No matter where we go, or what we do, we’re stuck with it; this private prism by which we see and understand the world around us.
From this 1400 gram grey mass we can have up to 60,000 thoughts a day. There are some we might decide to share, and others that we keep to ourselves.
But how do we determine what sort of brain behaviour is ‘normal’, given we have nothing, really, to compare it to?
What thoughts, feelings, anxieties and actions are serious red flags, that indicate we might need some help with our mental health?
For some, symptoms of their mental illness began surfacing in childhood, meaning that they’ve never known anything different.
Mamamia spoke to Australian psychologist Tahnee Schulz about some of the key indicators – which might not be immediately obvious – that an individual might need to seek professional help for their mental health.
While these symptoms pertain mostly to depression and anxiety, the two most common mental illnesses among adults, they are also applicable to mental health conditions more broadly, such as post-traumatic stress disorder, obsessive compulsive disorder and bipolar disorder.
1. Changes within yourself
“If they are thinking, feeling or behaving differently to how they would for two weeks or more,” Schulz says, that could be a significant warning sign.
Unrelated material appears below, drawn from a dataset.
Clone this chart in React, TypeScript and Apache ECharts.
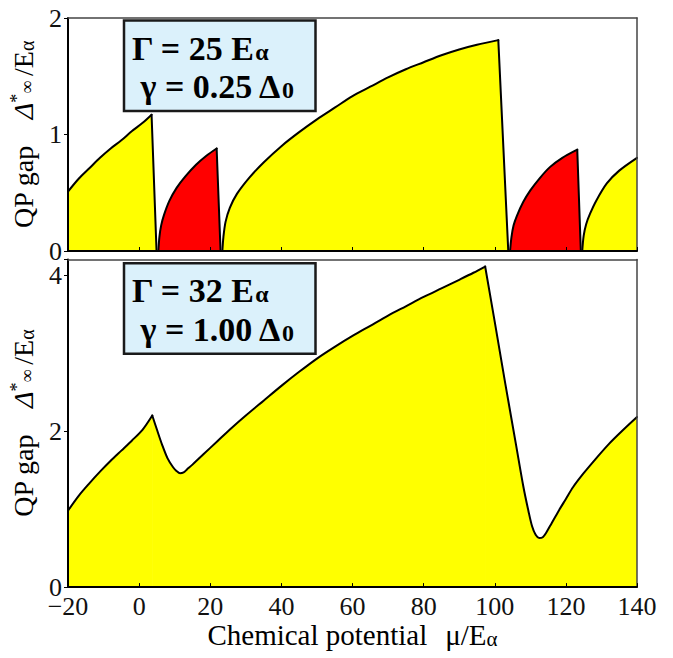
import React, { useEffect, useRef } from "react";
import * as echarts from "echarts";

// ---------- data ----------
const X_MIN = -20;
const X_MAX = 140;
const X_STEP = 20;

const TOP_Y_MAX = 2;
const TOP_Y_STEP = 1;
const BOTTOM_Y_MAX = 4.2;
const BOTTOM_Y_STEP = 2;

// top panel (Γ = 25 Eα, γ = 0.25 Δ0): rising curve, then a straight drop to zero at *DropX
const topYellow1X = [-20, -17, -14, -11, -8, -5, -2, 1, 3.5];
const topYellow1Y = [0.51, 0.62, 0.71, 0.8, 0.88, 0.95, 1.03, 1.1, 1.17];
const topYellow1DropX = 4.9;

const topRed1X = [5.4, 5.7, 6.2, 7, 8.5, 10.5, 13, 16, 19, 21.8];
const topRed1Y = [0, 0.12, 0.22, 0.31, 0.43, 0.54, 0.64, 0.74, 0.82, 0.88];
const topRed1DropX = 22.9;

const topYellow2X = [23.4, 23.7, 24.3, 25.5, 27.5, 31, 35, 40, 45, 50, 55, 60, 65, 70, 75, 80, 85, 90, 95, 101];
const topYellow2Y = [0, 0.12, 0.25, 0.37, 0.49, 0.63, 0.76, 0.9, 1.02, 1.13, 1.23, 1.33, 1.41, 1.49, 1.56, 1.62, 1.68, 1.73, 1.77, 1.81];
const topYellow2DropX = 103.8;

const topRed2X = [104.3, 104.7, 105.3, 106.2, 108, 110, 112.5, 115.5, 119, 123.2];
const topRed2Y = [0, 0.12, 0.22, 0.3, 0.42, 0.52, 0.62, 0.72, 0.8, 0.87];
const topRed2DropX = 124.2;

const topYellow3X = [124.6, 125, 125.7, 126.8, 128.5, 131.5, 135, 140];
const topYellow3Y = [0, 0.13, 0.23, 0.32, 0.43, 0.58, 0.69, 0.8];

// bottom panel (Γ = 32 Eα, γ = 1.00 Δ0), split at its two sharp peaks
const bottomAX = [-20, -17, -14, -11, -8, -5, -2, 1, 3.7];
const bottomAY = [0.98, 1.17, 1.33, 1.48, 1.62, 1.75, 1.88, 2.02, 2.2];
const bottomBX = [3.7, 5, 6.5, 8, 9.5, 10.5, 11.5, 12.5, 13.5, 15, 18, 22, 26, 30, 35, 40, 45, 50, 55, 60, 65, 70, 75, 80, 85, 90, 94, 97.3];
const bottomBY = [2.2, 2.02, 1.82, 1.65, 1.54, 1.49, 1.46, 1.47, 1.51, 1.57, 1.7, 1.87, 2.04, 2.2, 2.39, 2.58, 2.76, 2.93, 3.08, 3.22, 3.35, 3.48, 3.6, 3.72, 3.83, 3.94, 4.03, 4.11];
const bottomCX = [97.3, 100, 103, 106, 108, 109.5, 110.5, 111.5, 112.5, 113.5, 114.5, 116, 118, 120, 122, 125, 128.7, 132, 136, 140];
const bottomCY = [4.11, 3.4, 2.6, 1.82, 1.3, 0.97, 0.78, 0.67, 0.63, 0.64, 0.7, 0.82, 0.98, 1.13, 1.28, 1.46, 1.66, 1.83, 2.01, 2.18];

const topBoxLines = ["{b|Γ = 25 E}{s|α}", "{b|γ = 0.25 Δ}{s|0}"];
const bottomBoxLines = ["{b|Γ = 32 E}{s|α}", "{b|γ = 1.00 Δ}{s|0}"];

const YELLOW = "#ffff00";
const RED = "#ff0000";
const BOX_FILL = "#dbf1fb";

// ---------- helpers ----------
const SERIF = "Liberation Serif";
const zip = (xs: number[], ys: number[]) => xs.map((x, i) => [x, ys[i]]);

const area = (data: number[][], color: string, gi: number, smooth: boolean, withLine: boolean, z: number) => ({
  type: "line",
  xAxisIndex: gi,
  yAxisIndex: gi,
  data,
  smooth: smooth ? 0.3 : false,
  symbol: "none",
  showSymbol: false,
  silent: true,
  lineStyle: withLine
    ? { color: "#000", width: 2, cap: "round", join: "round" }
    : { width: 0, opacity: 0 },
  areaStyle: { color, opacity: 1 },
  z,
});

// a rising curve plus its straight drop to zero; an unsmoothed fill below hides seams
const segment = (xs: number[], ys: number[], dropX: number | null, color: string, gi: number) => {
  const pts = zip(xs, ys);
  const n = xs.length - 1;
  const full = dropX !== null ? [...pts, [dropX, 0]] : pts;
  const out: any[] = [area(full, color, gi, false, false, 1), area(pts, color, gi, true, true, 2)];
  if (dropX !== null) out.push(area([[xs[n], ys[n]], [dropX, 0]], color, gi, false, true, 2));
  return out;
};

const fmtX = (v: number) => (v < 0 ? "\u2212" + Math.abs(v) : String(v));

const yNameRich = {
  a: { fontFamily: SERIF, fontSize: 28, color: "#000", padding: [0, 26, 0, 0] },
  d: { fontFamily: SERIF, fontSize: 28, fontStyle: "italic", color: "#000" },
  sup: { fontFamily: SERIF, fontSize: 18, color: "#000", padding: [0, 0, 12, 0] },
  sub: { fontFamily: SERIF, fontSize: 18, color: "#000", padding: [8, 0, 0, 0] },
  e: { fontFamily: SERIF, fontSize: 28, color: "#000", padding: [0, 0, 0, 5] },
  s: { fontFamily: SERIF, fontSize: 20, color: "#000", padding: [7, 0, 0, 0] },
};
const yName = "{a|QP gap}{d|Δ}{sup|*}{sub|∞}{e|/E}{s|α}";

const xNameRich = {
  a: { fontFamily: SERIF, fontSize: 29, color: "#000" },
  b: { fontFamily: SERIF, fontSize: 29, color: "#000", padding: [0, 0, 0, 18] },
  s: { fontFamily: SERIF, fontSize: 21, color: "#000", padding: [8, 0, 0, 0] },
};

const boxRich = {
  b: { fontFamily: SERIF, fontSize: 34, fontWeight: "bold", color: "#000" },
  s: { fontFamily: SERIF, fontSize: 24, fontWeight: "bold", color: "#000", padding: [7, 0, 0, 0] },
};

const tickLabel = { fontFamily: SERIF, fontSize: 26, color: "#111", lineHeight: 18 };

export default function App() {
  const ref = useRef<HTMLDivElement>(null);

  useEffect(() => {
    document.body.style.margin = "0";
    document.body.style.overflow = "hidden";
    const chart = echarts.init(ref.current!, undefined, { renderer: "svg" });

    const mainX = (gi: number, showLabels: boolean) => ({
      type: "value",
      gridIndex: gi,
      min: X_MIN,
      max: X_MAX,
      interval: X_STEP,
      z: 5,
      axisLine: { show: true, onZero: false, lineStyle: { color: "#000", width: 2 } },
      axisTick: { show: true, inside: true, length: 4, lineStyle: { color: "#000", width: 1 } },
      axisLabel: { show: showLabels, margin: 10, formatter: fmtX, ...tickLabel },
      splitLine: { show: false },
      ...(showLabels
        ? {
            name: "{a|Chemical potential}{b|μ/E}{s|α}",
            nameLocation: "middle",
            nameGap: 27,
            nameTextStyle: { rich: xNameRich },
          }
        : {}),
    });
    const frameX = (gi: number) => ({
      type: "value",
      gridIndex: gi,
      position: "top",
      min: X_MIN,
      max: X_MAX,
      z: 5,
      axisLine: { show: true, onZero: false, lineStyle: { color: "#444", width: 1.5 } },
      axisTick: { show: false },
      axisLabel: { show: false },
      splitLine: { show: false },
    });
    const mainY = (gi: number, max: number, step: number) => ({
      type: "value",
      gridIndex: gi,
      min: 0,
      max,
      interval: step,
      z: 5,
      axisLine: { show: true, onZero: false, lineStyle: { color: "#000", width: 2 } },
      axisTick: { show: true, inside: false, length: 4, lineStyle: { color: "#000", width: 1 } },
      axisLabel: {
        margin: 6,
        formatter: (v: number) => (Number.isInteger(v) ? String(v) : ""),
        ...tickLabel,
      },
      splitLine: { show: false },
      name: yName,
      nameLocation: "middle",
      nameRotate: 90,
      nameGap: 30,
      nameTextStyle: { rich: yNameRich },
    });
    const frameY = (gi: number, max: number) => ({
      type: "value",
      gridIndex: gi,
      position: "right",
      min: 0,
      max,
      z: 5,
      axisLine: { show: true, onZero: false, lineStyle: { color: "#444", width: 1.5 } },
      axisTick: { show: false },
      axisLabel: { show: false },
      splitLine: { show: false },
    });

    const boxGraphic = (top: number, lines: string[]) => [
      {
        type: "rect",
        z: 20,
        shape: { x: 124, y: top, width: 191.5, height: 90.5 },
        style: { fill: BOX_FILL, stroke: "#1a1a1a", lineWidth: 2.5 },
      },
      {
        type: "text",
        z: 21,
        x: 132,
        y: top + 27.5,
        style: { text: lines[0], rich: boxRich, align: "left", verticalAlign: "middle" },
      },
      {
        type: "text",
        z: 21,
        x: 140.5,
        y: top + 66,
        style: { text: lines[1], rich: boxRich, align: "left", verticalAlign: "middle" },
      },
    ];

    chart.setOption({
      animation: false,
      backgroundColor: "#fff",
      grid: [
        { left: 68, right: 36, top: 18, height: 233 },
        { left: 68, right: 36, top: 259.5, height: 342 },
      ],
      xAxis: [mainX(0, false), mainX(1, true), frameX(0), frameX(1)],
      yAxis: [
        mainY(0, TOP_Y_MAX, TOP_Y_STEP),
        mainY(1, BOTTOM_Y_MAX, BOTTOM_Y_STEP),
        frameY(0, TOP_Y_MAX),
        frameY(1, BOTTOM_Y_MAX),
      ],
      series: [
        ...segment(topYellow1X, topYellow1Y, topYellow1DropX, YELLOW, 0),
        ...segment(topRed1X, topRed1Y, topRed1DropX, RED, 0),
        ...segment(topYellow2X, topYellow2Y, topYellow2DropX, YELLOW, 0),
        ...segment(topRed2X, topRed2Y, topRed2DropX, RED, 0),
        ...segment(topYellow3X, topYellow3Y, null, YELLOW, 0),
        ...segment(bottomAX, bottomAY, null, YELLOW, 1),
        ...segment(bottomBX, bottomBY, null, YELLOW, 1),
        ...segment(bottomCX, bottomCY, null, YELLOW, 1),
      ],
      graphic: [...boxGraphic(20.5, topBoxLines), ...boxGraphic(263.3, bottomBoxLines)],
    });

    return () => chart.dispose();
  }, []);

  return <div ref={ref} style={{ width: 673, height: 658 }} />;
}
For example, if an individual finds themselves no longer enjoying things they usually would, like exercise or hanging out with friends, that’s not something to dismissed.
Waking up one day and feeling a little depleted of energy might be normal, however, if this persists for a few weeks, it could be a sign of a mental health condition.
Changes in appetite is often a warning sign Schulz says, like “losing your appetite or having a high increase in appetite,” could be an indication that your mental health is affecting your adrenal glands or thyroid.
An illness can start out as some relatively subtle changes, like a lack of motivation or irritability, and intensify over time.